Example: With 10% loss on the fast path, an adaptive strategy should initially try both paths, observe that the fast path drops packets, and gradually shift traffic to the slow-but-reliable path. The simulation lets you measure exactly when and how the strategy converges.

Evaluating Caching Policies

Deploy a tree topology and measure cache hit rates under different Content Store implementations. Because each node’s EngineConfig is independent, you can mix and match CS configurations within the same simulation:

#![allow(unused)]
fn main() {
// Configure each node with a different CS size
let config_small = EngineConfig { cs_capacity: 100, ..Default::default() };
let config_large = EngineConfig { cs_capacity: 10_000, ..Default::default() };
}

Use the tracer’s CacheHit and CacheInsert events to measure hit rates at each node, and compare LRU vs. sharded vs. persistent Content Store backends under identical workloads.

Measuring Convergence After Network Events

Test how quickly the discovery protocol establishes neighbor relationships and populates the FIB after network partitions and merges:

#![allow(unused)]
fn main() {
// Start with all nodes connected
let mut running = sim.start().await?;

// Simulate partition: remove the link face
// (cancel the face task to simulate link failure)
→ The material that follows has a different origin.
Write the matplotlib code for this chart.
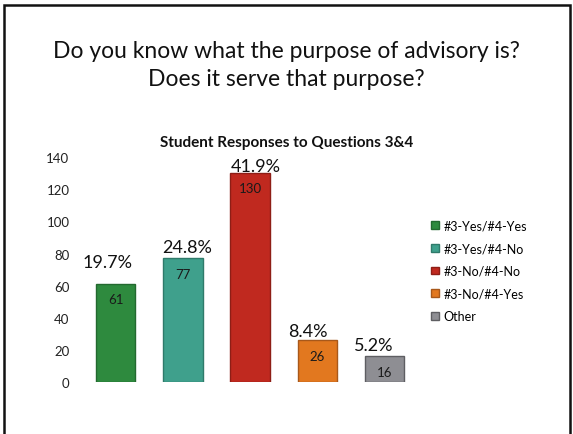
import matplotlib.pyplot as plt
from matplotlib.patches import Rectangle

plt.rcParams["font.family"] = ["Lato", "DejaVu Sans"]

TITLE = "Do you know what the purpose of advisory is?\nDoes it serve that purpose?"
SUBTITLE = "Student Responses to Questions 3&4"
categories = ["#3-Yes/#4-Yes", "#3-Yes/#4-No", "#3-No/#4-No", "#3-No/#4-Yes", "Other"]
counts = [61, 77, 130, 26, 16]
y_ticks = [0, 20, 40, 60, 80, 100, 120, 140]

colors = ["#2E8A3E", "#3FA08C", "#C0291F", "#E2781F", "#8E8E93"]
edges = ["#23692F", "#2F7A6A", "#8E1E16", "#A8581A", "#5E5E62"]
# percent label offsets in points (hand placed in the original slide)
pct_offsets = [(-6, 16), (3, 8), (4, 5), (-7, 7), (-8, 8)]


def main() -> None:
    fig = plt.figure(figsize=(5.73, 4.35), dpi=100)
    ax = fig.add_axes([0.143, 0.1195, 0.587, 0.517])

    total = sum(counts)
    x = range(len(counts))
    bars = ax.bar(x, counts, width=0.59, color=colors, edgecolor=edges,
                  linewidth=1.0, label=categories)

    for i, (b, v) in enumerate(zip(bars, counts)):
        ax.annotate(str(v), xy=(i, v), xytext=(0, -11), textcoords="offset points",
                    ha="center", va="center", fontsize=9.5, color="#1a1a1a")
        dx, dy = pct_offsets[i]
        ax.annotate(f"{100 * v / total:.1f}%", xy=(i, v), xytext=(dx, dy),
                    textcoords="offset points", ha="center", va="center",
                    fontsize=13, color="#111111")

    ax.set_xlim(-0.5, len(counts) - 0.5)
    ax.set_ylim(0, 140)
    ax.set_yticks(y_ticks)
    ax.set_xticks([])
    ax.tick_params(axis="y", length=0, pad=9, labelsize=9.5, labelcolor="#222222")
    for s in ax.spines.values():
        s.set_visible(False)

    fig.legend(handles=list(bars), labels=categories, loc="center left",
               bbox_to_anchor=(431 / 573, 0.375), frameon=False, fontsize=9,
               handlelength=0.6, handleheight=0.6, handletextpad=0.4,
               labelspacing=0.85, borderpad=0, borderaxespad=0)

    fig.text(0.5, 1 - 65.5 / 435, TITLE, ha="center", va="center",
             fontsize=16.5, color="#111111", linespacing=1.4)
    fig.text(0.5, 1 - 143 / 435, SUBTITLE, ha="center", va="center",
             fontsize=11, fontweight="bold", color="#111111")

    fig.add_artist(Rectangle((4 / 573, -0.05), 566 / 573, 1 - 6 / 435 + 0.05,
                             transform=fig.transFigure, fill=False,
                             edgecolor="#111111", linewidth=1.8))

    fig.savefig("out.png", dpi=100)


if __name__ == "__main__":
    main()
// Wait and measure: how long until discovery re-establishes routes?
}

Bandwidth and Latency Profiling

Use asymmetric links to model real-world conditions where upload and download characteristics differ dramatically:

#![allow(unused)]
fn main() {
sim.link_asymmetric(ground, satellite,
    LinkConfig { delay: Duration::from_millis(300), bandwidth_bps: 1_000_000, ..Default::default() },
    LinkConfig { delay: Duration::from_millis(300), bandwidth_bps: 10_000_000, ..Default::default() },
);
}

Example: A satellite ground station has 1 Mbps uplink but 10 Mbps downlink, both with 300ms propagation delay. By modeling this asymmetry, you can verify that Interest packets (small, mostly uplink) flow smoothly while large Data responses (downlink) don’t overwhelm the return path.